January 14

January 14

Remember When? (January 18)

A look back at what's happened in the Columbia Valley over the last 50 years.

50 years ago: Athalmer was concerned about potential flooding from the Columbia River. The community was taking pre-emptive action after the flood of 1961 that caused damage to the town’s infrastructure. However, the cost to dredge the river was quite high, ringing in at $450,000.

45 years ago: A new pulp mill in Skookumchuck was expected to begin operations in March of that year. The company in charge of the mill confirmed that they had received a telegram from Japan confirming the official approval of the Japanese government to the Japanese business firms involved in opening the mill.

25 years ago: Five Invermere residents joined the new drama group, the Kootenai Troupe to provide entertainment in the East Kootenay. The travelling theatre group planned to travel throughout the region to provide programs for schools and the general community.
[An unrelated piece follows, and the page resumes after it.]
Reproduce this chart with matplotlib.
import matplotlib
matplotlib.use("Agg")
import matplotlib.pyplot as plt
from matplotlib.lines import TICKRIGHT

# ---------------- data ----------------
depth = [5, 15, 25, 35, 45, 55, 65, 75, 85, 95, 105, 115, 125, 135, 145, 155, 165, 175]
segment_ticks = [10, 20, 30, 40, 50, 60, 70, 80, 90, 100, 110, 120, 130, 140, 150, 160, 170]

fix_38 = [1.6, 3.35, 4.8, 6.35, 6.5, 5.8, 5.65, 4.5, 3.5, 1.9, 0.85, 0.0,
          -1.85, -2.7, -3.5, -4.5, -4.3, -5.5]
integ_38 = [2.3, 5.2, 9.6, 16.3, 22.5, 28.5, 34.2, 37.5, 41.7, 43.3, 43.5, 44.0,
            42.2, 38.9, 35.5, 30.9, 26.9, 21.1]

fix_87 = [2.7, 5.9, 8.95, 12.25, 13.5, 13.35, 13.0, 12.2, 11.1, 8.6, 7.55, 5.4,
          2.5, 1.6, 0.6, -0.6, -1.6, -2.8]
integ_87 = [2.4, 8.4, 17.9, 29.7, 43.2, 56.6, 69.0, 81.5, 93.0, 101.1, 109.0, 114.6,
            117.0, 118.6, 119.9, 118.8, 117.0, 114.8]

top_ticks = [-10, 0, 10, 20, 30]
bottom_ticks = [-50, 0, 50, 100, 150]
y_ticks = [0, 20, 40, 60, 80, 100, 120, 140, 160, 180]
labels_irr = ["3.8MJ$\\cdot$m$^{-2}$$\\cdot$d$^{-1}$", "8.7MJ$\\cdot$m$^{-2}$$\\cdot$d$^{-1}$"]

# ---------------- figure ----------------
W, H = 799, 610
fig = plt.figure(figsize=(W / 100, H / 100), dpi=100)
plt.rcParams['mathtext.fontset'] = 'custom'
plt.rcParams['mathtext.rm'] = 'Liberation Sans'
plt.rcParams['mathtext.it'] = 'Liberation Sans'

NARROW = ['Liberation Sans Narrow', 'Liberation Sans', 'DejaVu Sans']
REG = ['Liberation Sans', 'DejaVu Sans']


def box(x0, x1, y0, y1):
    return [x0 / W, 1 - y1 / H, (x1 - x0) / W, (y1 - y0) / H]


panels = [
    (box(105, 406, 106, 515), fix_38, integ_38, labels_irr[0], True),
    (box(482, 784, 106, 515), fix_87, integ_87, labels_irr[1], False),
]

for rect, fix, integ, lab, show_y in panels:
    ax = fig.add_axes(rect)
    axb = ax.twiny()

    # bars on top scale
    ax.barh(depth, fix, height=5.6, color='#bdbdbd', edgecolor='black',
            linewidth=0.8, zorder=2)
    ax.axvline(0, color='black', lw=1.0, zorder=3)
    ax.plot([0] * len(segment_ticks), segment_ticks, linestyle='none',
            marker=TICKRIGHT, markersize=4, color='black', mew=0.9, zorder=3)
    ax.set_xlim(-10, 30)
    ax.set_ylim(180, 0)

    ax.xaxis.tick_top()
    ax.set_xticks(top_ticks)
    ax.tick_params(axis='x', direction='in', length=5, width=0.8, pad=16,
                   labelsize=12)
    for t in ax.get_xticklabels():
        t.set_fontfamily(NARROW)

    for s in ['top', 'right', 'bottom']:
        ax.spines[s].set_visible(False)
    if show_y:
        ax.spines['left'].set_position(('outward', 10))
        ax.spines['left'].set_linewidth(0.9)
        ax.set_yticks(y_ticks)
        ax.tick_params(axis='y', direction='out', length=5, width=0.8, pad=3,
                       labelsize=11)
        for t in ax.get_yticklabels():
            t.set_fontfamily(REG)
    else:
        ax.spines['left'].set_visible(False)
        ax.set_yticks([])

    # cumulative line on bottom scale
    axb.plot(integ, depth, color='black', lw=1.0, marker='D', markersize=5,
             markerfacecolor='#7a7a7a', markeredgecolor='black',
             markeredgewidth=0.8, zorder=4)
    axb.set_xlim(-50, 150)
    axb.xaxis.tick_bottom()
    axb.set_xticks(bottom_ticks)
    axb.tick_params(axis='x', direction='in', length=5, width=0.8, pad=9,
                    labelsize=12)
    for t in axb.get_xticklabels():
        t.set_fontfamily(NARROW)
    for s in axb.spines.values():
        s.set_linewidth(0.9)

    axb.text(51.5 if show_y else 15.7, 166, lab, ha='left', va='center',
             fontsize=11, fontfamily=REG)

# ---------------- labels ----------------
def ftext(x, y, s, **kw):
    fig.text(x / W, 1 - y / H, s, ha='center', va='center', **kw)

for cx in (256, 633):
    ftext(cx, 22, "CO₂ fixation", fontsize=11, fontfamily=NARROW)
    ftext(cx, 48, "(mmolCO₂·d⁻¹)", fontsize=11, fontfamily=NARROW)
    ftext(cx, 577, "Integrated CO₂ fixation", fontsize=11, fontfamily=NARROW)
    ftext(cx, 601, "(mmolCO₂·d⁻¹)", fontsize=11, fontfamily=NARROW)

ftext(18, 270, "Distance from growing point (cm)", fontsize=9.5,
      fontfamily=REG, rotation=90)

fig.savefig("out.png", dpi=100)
20 years ago: The RDEK was continuing to lobby for a sewage system on the east side of Lake Windermere. The RDEK was continuing to meet with the province for ways to fund the $6 million project, for which grant money had first been applied for two years prior.

15 years ago: Radium council approved the purchase of a $185,812 fire truck and and an extra $17,000 for fire equipment. This would bring the total number of Radiums’ operational fire trucks to two.

13 years ago: A wildlife museum had been proposed for Invermere.

A letter to council at the time stated that “a museum would be an interesting attraction for the valley’s enhancing the desirability as a destination area.”

10 years ago: RCMP shut down a marijuana grow op in an Invermere residence. RCMP estimated that they seized between $25,000 to $35,000 worth of paraphernalia and in excess of 50 plants in various stages of growth from the sophisticated set up.

5 years ago: CV Arts and the Invermere library were teaming up to build a joint-use facility. The facility was expected to cost between $9.3 and $11.2 million to construct the proposed 16,7000 square foot facility. A the time, the Invermere library had the lowest per capita number of books in the province.